My final hike this trip is 2.9 miles up and 2.9 miles down Kanati Fork. In my dozen years attending the Pilgrimage, I’ve become quite familiar with this trail’s name as the second part of a 3.7-mile car-shuttle hike beginning at Thomas Divide. Kanati Fork drops 2100 feet in elevation from the divide to Highway 441, so it’s understandable that walking down would be preferable. Until you’ve walked up KFT, however, it’s hard to appreciate just how preferable!
There have been a few trails thus far that I would not be keen to repeat. Kanati Fork is now on that list. Overall, it’s a very good spring wildflower trail, but I wouldn’t bother any other time of year. KFT has several drawbacks: steep, narrow, slanted, and the potential for becoming overgrown. It’s a heart-thumper walking up, a problem easily nullified by planning a downhill hike, but the other three problems will still be issues.
KFT torturously climbs the steep, southeastern side of a crooked finger ridge descending from Turkey Flyup, the highest elevation on Thomas Divide (approx. 5100 ft). This spur peters out at the road and represents one side of the Kanati Fork watershed along with the divide and a nameless spur to the southeast. The pitch of the spur leaves no room to spare when cutting a trail.

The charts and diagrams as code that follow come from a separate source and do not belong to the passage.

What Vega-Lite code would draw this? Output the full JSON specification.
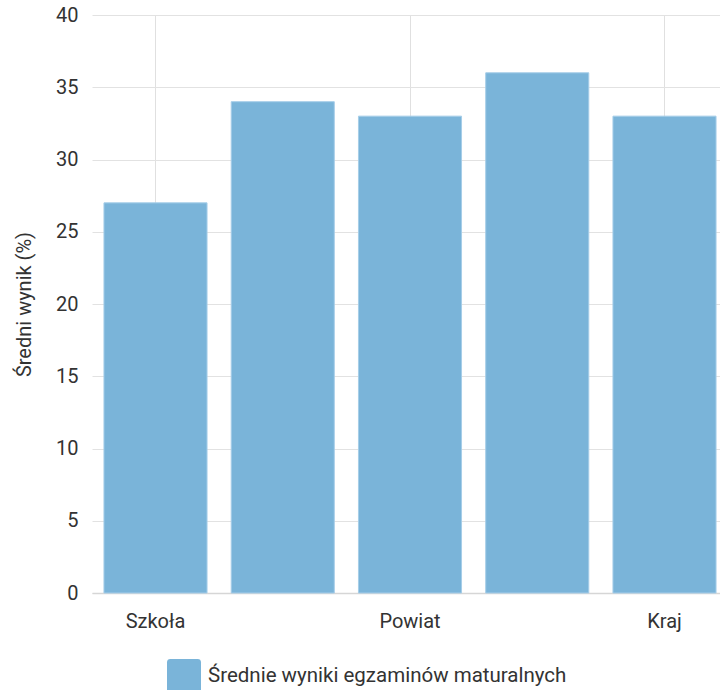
{
  "$schema": "https://vega.github.io/schema/vega-lite/v6.json",
  "width": 628,
  "height": 578,
  "autosize": {"type": "none"},
  "padding": {"left": 92, "top": 15, "right": 0, "bottom": 97},
  "background": "white",
  "config": {
    "font": "Roboto",
    "view": {"stroke": null},
    "axis": {"labelFont": "Roboto", "titleFont": "Roboto", "labelColor": "#333", "titleColor": "#333", "gridColor": "#e2e2e2", "gridWidth": 1},
    "legend": {"labelFont": "Roboto"}
  },
  "data": {
    "values": [
      {"jednostka": "Szkoła", "wynik": 27},
      {"jednostka": "Gmina", "wynik": 34},
      {"jednostka": "Powiat", "wynik": 33},
      {"jednostka": "Województwo", "wynik": 36},
      {"jednostka": "Kraj", "wynik": 33}
    ]
  },
  "mark": {"type": "bar", "stroke": "#a6cde8", "strokeWidth": 1},
  "encoding": {
    "x": {
      "field": "jednostka",
      "type": "nominal",
      "sort": null,
      "scale": {"range": [0, 636], "paddingInner": 0.19, "paddingOuter": 0.094},
      "axis": {
        "title": null,
        "values": ["Szkoła", "Powiat", "Kraj"],
        "labelAngle": 0,
        "labelFontSize": 20,
        "labelPadding": 18,
        "ticks": false,
        "domain": true,
        "domainColor": "#d6d6d6",
        "domainWidth": 1.5,
        "grid": true,
        "gridColor": "#e0e0e0"
      }
    },
    "y": {
      "field": "wynik",
      "type": "quantitative",
      "scale": {"domain": [0, 40], "nice": false},
      "axis": {
        "title": "Średni wynik (%)",
        "titleFontSize": 20,
        "titleFontWeight": "normal",
        "titlePadding": 21,
        "values": [0, 5, 10, 15, 20, 25, 30, 35, 40],
        "labelFontSize": 20,
        "labelPadding": 14,
        "ticks": false,
        "domain": false,
        "grid": true
      }
    },
    "fill": {
      "datum": "Średnie wyniki egzaminów maturalnych",
      "type": "nominal",
      "scale": {"range": ["#7ab4d9"]},
      "legend": {
        "title": null,
        "orient": "none",
        "legendX": 75,
        "legendY": 644,
        "symbolType": "M -0.8,-1 H 0.8 Q 1,-1 1,-0.8 V 0.8 Q 1,1 0.8,1 H -0.8 Q -1,1 -1,0.8 V -0.8 Q -1,-1 -0.8,-1 Z",
        "symbolSize": 1156,
        "symbolStrokeWidth": 0,
        "labelFontSize": 20.5,
        "labelColor": "#333",
        "labelOffset": 7,
        "labelLimit": 600
      }
    }
  }
}
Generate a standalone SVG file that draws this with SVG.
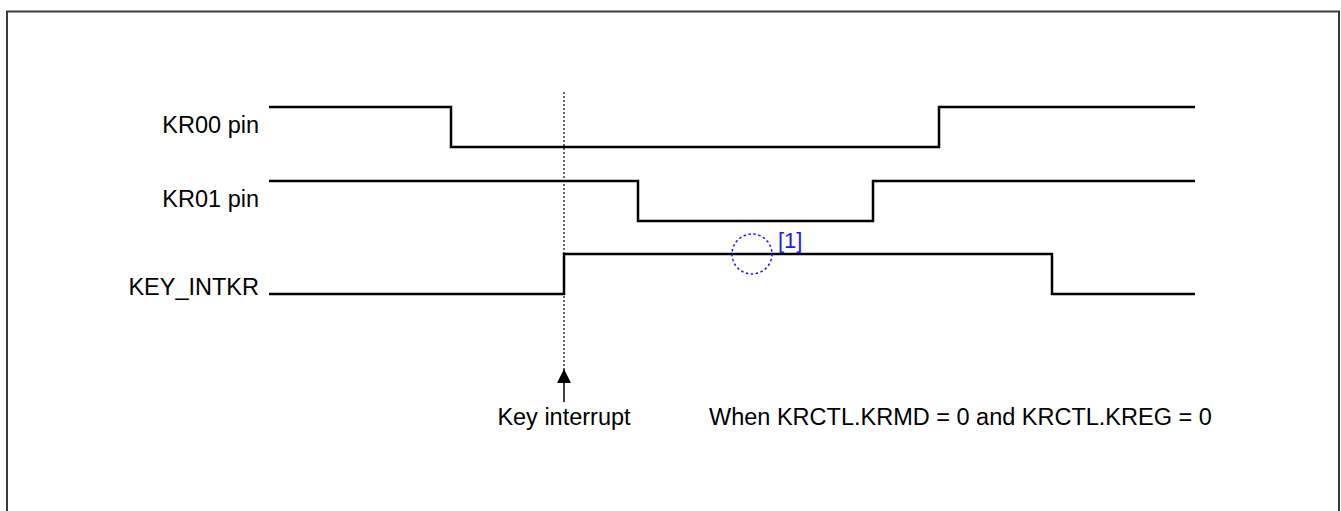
<svg xmlns="http://www.w3.org/2000/svg" width="1341" height="511" viewBox="0 0 1341 511">
<defs>
<style>
.lbl{font-family:"Liberation Sans",Arial,sans-serif;font-size:23.5px;fill:#000}
.wave{fill:none;stroke:#000;stroke-width:2.5}
</style>
<marker id="ah" viewBox="0 0 14 14" refX="14" refY="7" markerWidth="14" markerHeight="14" markerUnits="userSpaceOnUse" orient="auto">
<path d="M0,0 L14,7 L0,14 Z" fill="#000"/>
</marker>
</defs>
<rect x="0" y="0" width="1341" height="511" fill="#fff"/>
<rect x="7" y="11.5" width="1332" height="520" fill="none" stroke="#3a3a3a" stroke-width="2"/>
<g id="kr00">
<text class="lbl" x="259" y="133" text-anchor="end">KR00 pin</text>
<polyline class="wave" points="269,107 451,107 451,147 939,147 939,107 1195,107"/>
</g>
<g id="kr01">
<text class="lbl" x="259" y="207" text-anchor="end">KR01 pin</text>
<polyline class="wave" points="269,181 638,181 638,221 873,221 873,181 1195,181"/>
</g>
<g id="keyintkr">
<text class="lbl" x="259" y="295" text-anchor="end">KEY_INTKR</text>
<polyline class="wave" points="269,294 564,294 564,254 1052,254 1052,294 1195,294"/>
</g>
<g id="connectors">
<line x1="564" y1="92" x2="564" y2="369" stroke="#000" stroke-width="1.2" stroke-dasharray="2,2"/>
<line x1="564" y1="402" x2="564" y2="369" stroke="#000" stroke-width="1.5" marker-end="url(#ah)"/>
</g>
<g id="note1">
<circle cx="752" cy="254" r="20" fill="none" stroke="#1a1aff" stroke-width="1.5" stroke-dasharray="2.5,2.5"/>
<text x="778" y="248" font-family="Liberation Sans,Arial,sans-serif" font-size="22" fill="#1a1aff">[1]</text>
</g>
<g id="labels">
<text class="lbl" x="564" y="425" text-anchor="middle">Key interrupt</text>
<text class="lbl" x="709" y="425">When KRCTL.KRMD = 0 and KRCTL.KREG = 0</text>
</g>
</svg>
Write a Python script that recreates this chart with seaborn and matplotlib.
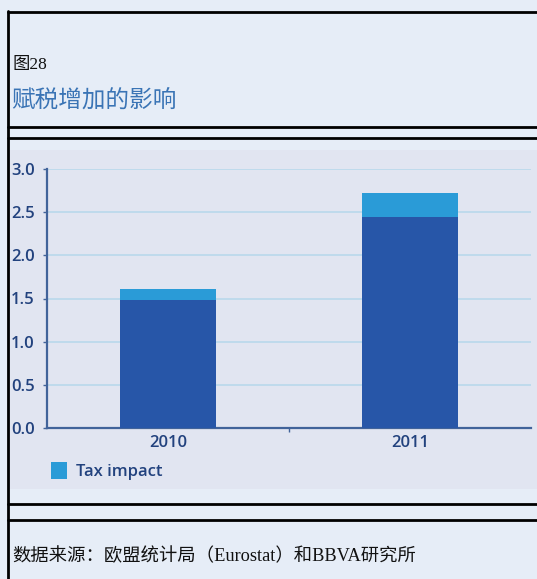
import matplotlib
matplotlib.use("Agg")
import matplotlib.pyplot as plt
import seaborn as sns
import pandas as pd
from matplotlib.lines import Line2D
from matplotlib.patches import Rectangle, Patch

# ---- data ----
years = ["2010", "2011"]
base_values = [1.48, 2.44]
tax_impact = [0.13, 0.28]
y_ticks = [0.0, 0.5, 1.0, 1.5, 2.0, 2.5, 3.0]
y_tick_labels = ["0.0", "0.5", "1.0", "1.5", "2.0", "2.5", "3.0"]
fig_label = "图28"
title = "赋税增加的影响"
legend_label = "Tax impact"
source = "数据来源：欧盟统计局（Eurostat）和BBVA研究所"

totals = [b + t for b, t in zip(base_values, tax_impact)]
df = pd.DataFrame({"year": years, "base": base_values, "total": totals})

sns.set_theme(style="white")
plt.rcParams["font.family"] = ["Open Sans", "DejaVu Sans"]

W, H = 537, 579
page_bg = "#e6edf7"
chart_bg = "#e1e5f1"
dark = "#2756a8"
light = "#2a9bd7"
navy = "#22427e"
grid_c = "#bcd9ec"
spine_c = "#41639a"

fig = plt.figure(figsize=(W / 100, H / 100), dpi=100)
fig.patch.set_facecolor(page_bg)

def fx(px):
    return px / W

def fy(py):
    return 1 - py / H

# chart image background
fig.add_artist(Rectangle((fx(9), fy(489)), fx(537) - fx(9), fy(150) - fy(489),
                         transform=fig.transFigure, facecolor=chart_bg,
                         edgecolor="none", zorder=0))

# table borders
def hline(py, x0=8, x1=537):
    fig.add_artist(Line2D([fx(x0), fx(x1)], [fy(py), fy(py)],
                          transform=fig.transFigure, color="black", lw=2.0))

for py in [12, 127, 138, 504, 520]:
    hline(py)
fig.add_artist(Line2D([fx(8), fx(8)], [fy(11), fy(579)],
                      transform=fig.transFigure, color="black", lw=2.0))

# texts
serif_cjk = ["Liberation Serif", "Noto Sans CJK SC"]
fig.text(fx(12), fy(65), fig_label, family=serif_cjk, fontsize=12.5,
         color="#111111", va="center", ha="left")
fig.text(fx(11), fy(100), title, family=["Noto Sans CJK SC"], fontsize=17,
         color="#3a74b5", va="center", ha="left")
fig.text(fx(12), fy(556), source, family=serif_cjk, fontsize=13.2,
         color="#111111", va="center", ha="left")

# axes
ax = fig.add_axes([fx(47), fy(428), fx(531) - fx(47), fy(169) - fy(428)])
ax.set_facecolor("none")
sns.barplot(data=df, x="year", y="total", color=light, width=0.4,
            saturation=1, ax=ax, zorder=3, order=years, linewidth=0)
sns.barplot(data=df, x="year", y="base", color=dark, width=0.4,
            saturation=1, ax=ax, zorder=4, order=years, linewidth=0)

ax.set_xlim(-0.5, 1.5)
ax.set_ylim(0, 3.0)
ax.set_yticks(y_ticks)
ax.set_yticklabels(y_tick_labels)
ax.set_xlabel("")
ax.set_ylabel("")
ax.yaxis.grid(True, color=grid_c, lw=1.3, zorder=0)
ax.set_axisbelow(True)
for s in ["top", "right"]:
    ax.spines[s].set_visible(False)
for s in ["left", "bottom"]:
    ax.spines[s].set_color(spine_c)
    ax.spines[s].set_linewidth(1.6)
ax.tick_params(axis="y", length=3, width=1, color=spine_c, pad=6,
               labelsize=12, labelcolor=navy, left=True)
ax.tick_params(axis="x", length=0, pad=5, labelsize=12, labelcolor=navy)
for lab in ax.get_xticklabels() + ax.get_yticklabels():
    lab.set_fontweight("semibold")
ax.set_xticks([0.5], minor=True)
ax.tick_params(axis="x", which="minor", length=3, width=1, color=spine_c, bottom=True)

# legend
leg = fig.legend(handles=[Patch(facecolor=light, edgecolor="none")], labels=[legend_label],
                 loc="center left", bbox_to_anchor=(fx(51), fy(471)), frameon=False,
                 handlelength=0.95, handleheight=1.2, handletextpad=0.55,
                 borderpad=0, borderaxespad=0, fontsize=12, labelcolor=navy)
for t in leg.get_texts():
    t.set_fontweight("semibold")

fig.savefig("out.png", dpi=100, facecolor=page_bg)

Shallow root-filled soil is hard (or impossible) to level, and in several locations the trail’s narrow width slants downhill, a condition I detest. Having one leg higher than the other results in an unbalanced posture. Often there is no room downslope to place a trekking pole which induces a slight lean upslope. All this angling plants the feet in one direction and the body in another. It’s tiring and annoying, whether going up or down.
This side of the Turkey Flyup spur is densely forested and the steep slope has allowed streams to carve equally steep and deep ravines. The trail zigzags in switchbacks through one ravine three times. The understory herbaceous growth is thick and robust in these deep creases. A few stems of Turk’s Cap Lily are already as tall as me. The lily, Black Cohosh, and any other tall summer bloomer are quite likely to put the squeeze on hikers later in the season. Higher up, brambles are invading more open areas.
A wider, flatter, and drier stretch in the middle with Mountain Laurel, Mountain Bellwort, Cow Wheat, and Hayscented Fern is a welcome relief, as are some sections rounding the outer edges of slope wrinkles not too far from the top. Beyond that, the best trail surface is found on the lowest section near the highway.
Mountain Bellwort (Uvularia puberula) still has a few flowers, but most plants are already setting fruit. This bellwort and one other species don’t have that stem-piercing-the-leaves look. Their leaves attach directly to the stem with no petiole (sessile). To separate these two species, Mountain Bellwort’s foliage has a shine to it, and lines of fine hairs run up the stem. The flower pistil’s stigma lobes are quite long compared to the other species, called Wild Oats. Mountain Bellwort usually grows in denser, sturdier clumps too. Wild Oats has a more sparse and delicate look.
Kanati Fork Trail is known for its Painted Trillium, but it also features Large White Trillium, plenty of Nodding Mandarin, and beautiful stands of Solomon’s Plume. Perhaps the most profuse plant throughout the trail is Early Meadow Rue (Thalictrum dioicum). The female plants are setting seed at lower elevations, and both sexes are still in flower near the top.
At the Thomas Divide junction, I pause for a snack and sit on a log. Suddenly the snout of a German Shepherd dog comes between me and my granola bar. Startled is hardly the word for it. She trots around sniffing everything. She is wearing a collar, but where are her owners? “I hope she didn’t scare you.” A woman saunters into view, followed by her husband stuffing a sandwich into his mouth.
I felt obligated to tell them dogs aren’t allowed in the park, only in the campgrounds and Oconaluftee and Gatlinburg trails. “Oh, we didn’t know,” she chirps. “You should at least leash her,” I advise. “OK.” They breeze by. I watch. No effort is made. Finally, I call after them, “For the sake of your dog, you really need to leash her.” The man makes his wife stop and remove a leash from his backpack. Every trail has a sign that says dogs aren’t allowed, but people either don’t look or don’t care…until their dog gets hurt. Then they probably blame the park!
The return trip is much faster and generally more pleasant, confirming that Kanati Fork Trail is best approached top down.